INFORMATION SHOWN:

# # # # # # #

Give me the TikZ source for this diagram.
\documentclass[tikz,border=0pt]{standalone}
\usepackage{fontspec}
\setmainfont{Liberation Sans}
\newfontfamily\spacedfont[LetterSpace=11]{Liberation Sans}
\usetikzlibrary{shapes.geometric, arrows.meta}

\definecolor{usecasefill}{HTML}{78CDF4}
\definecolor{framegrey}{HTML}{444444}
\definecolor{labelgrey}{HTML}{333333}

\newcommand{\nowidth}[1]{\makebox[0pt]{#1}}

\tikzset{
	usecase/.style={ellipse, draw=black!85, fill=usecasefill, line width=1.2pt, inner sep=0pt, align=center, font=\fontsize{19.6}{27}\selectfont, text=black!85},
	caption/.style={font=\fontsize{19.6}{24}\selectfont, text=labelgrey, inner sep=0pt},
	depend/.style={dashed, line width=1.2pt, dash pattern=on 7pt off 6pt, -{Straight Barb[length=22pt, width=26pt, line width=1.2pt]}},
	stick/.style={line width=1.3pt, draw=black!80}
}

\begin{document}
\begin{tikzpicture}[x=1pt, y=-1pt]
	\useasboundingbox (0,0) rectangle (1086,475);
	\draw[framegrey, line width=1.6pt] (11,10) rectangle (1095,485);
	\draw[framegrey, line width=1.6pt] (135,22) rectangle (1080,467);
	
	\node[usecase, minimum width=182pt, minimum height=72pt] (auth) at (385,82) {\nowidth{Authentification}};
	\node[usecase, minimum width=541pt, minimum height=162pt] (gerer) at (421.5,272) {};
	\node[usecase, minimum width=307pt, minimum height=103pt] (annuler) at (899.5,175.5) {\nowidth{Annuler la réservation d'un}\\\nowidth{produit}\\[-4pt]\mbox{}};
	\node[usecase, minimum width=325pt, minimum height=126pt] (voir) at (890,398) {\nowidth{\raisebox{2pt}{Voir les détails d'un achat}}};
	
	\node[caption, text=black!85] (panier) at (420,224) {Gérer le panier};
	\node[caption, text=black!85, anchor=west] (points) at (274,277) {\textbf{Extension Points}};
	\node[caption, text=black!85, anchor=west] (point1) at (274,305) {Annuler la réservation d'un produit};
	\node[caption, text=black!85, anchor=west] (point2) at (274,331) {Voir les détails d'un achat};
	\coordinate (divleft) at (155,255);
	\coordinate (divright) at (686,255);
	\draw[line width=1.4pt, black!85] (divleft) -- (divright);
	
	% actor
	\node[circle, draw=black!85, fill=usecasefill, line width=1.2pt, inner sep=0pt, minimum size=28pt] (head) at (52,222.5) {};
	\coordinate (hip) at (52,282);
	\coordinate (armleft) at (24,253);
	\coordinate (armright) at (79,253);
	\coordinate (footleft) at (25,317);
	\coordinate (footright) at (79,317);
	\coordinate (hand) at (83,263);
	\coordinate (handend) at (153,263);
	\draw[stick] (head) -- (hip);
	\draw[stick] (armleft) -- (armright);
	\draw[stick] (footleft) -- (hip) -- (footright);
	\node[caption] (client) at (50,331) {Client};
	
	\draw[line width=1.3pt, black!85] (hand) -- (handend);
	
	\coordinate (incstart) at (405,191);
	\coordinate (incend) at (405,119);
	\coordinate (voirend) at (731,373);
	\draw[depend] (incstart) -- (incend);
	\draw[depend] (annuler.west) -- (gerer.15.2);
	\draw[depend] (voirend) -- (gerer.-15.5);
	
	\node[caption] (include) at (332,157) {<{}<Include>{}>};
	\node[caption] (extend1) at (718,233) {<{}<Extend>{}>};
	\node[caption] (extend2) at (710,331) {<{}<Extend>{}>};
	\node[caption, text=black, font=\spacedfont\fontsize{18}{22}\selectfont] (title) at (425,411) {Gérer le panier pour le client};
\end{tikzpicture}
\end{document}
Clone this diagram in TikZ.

# # # # # # #

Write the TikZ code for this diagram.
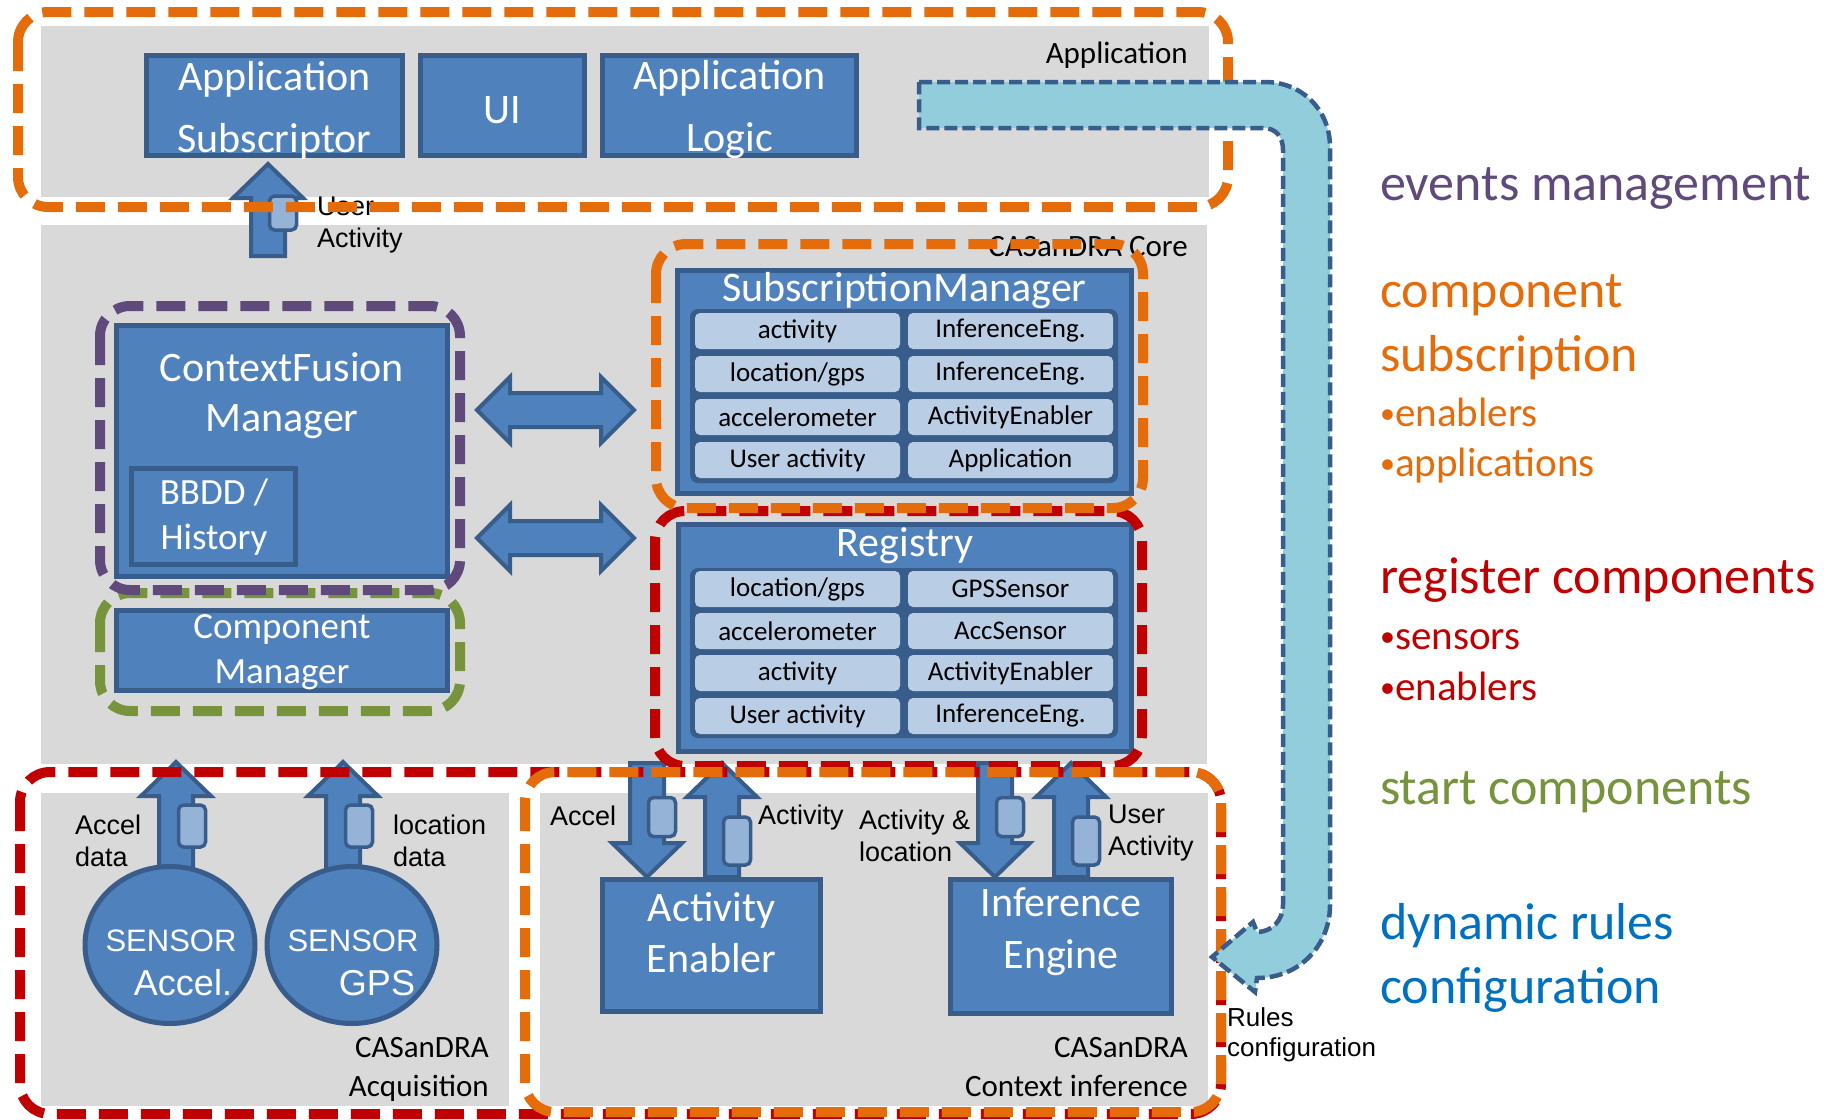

# # # # # # #

Collect each line containing the string "this".

CORRECT OUTPUT:
Give me the TikZ source for this diagram.
Clone this diagram in TikZ.
Write the TikZ code for this diagram.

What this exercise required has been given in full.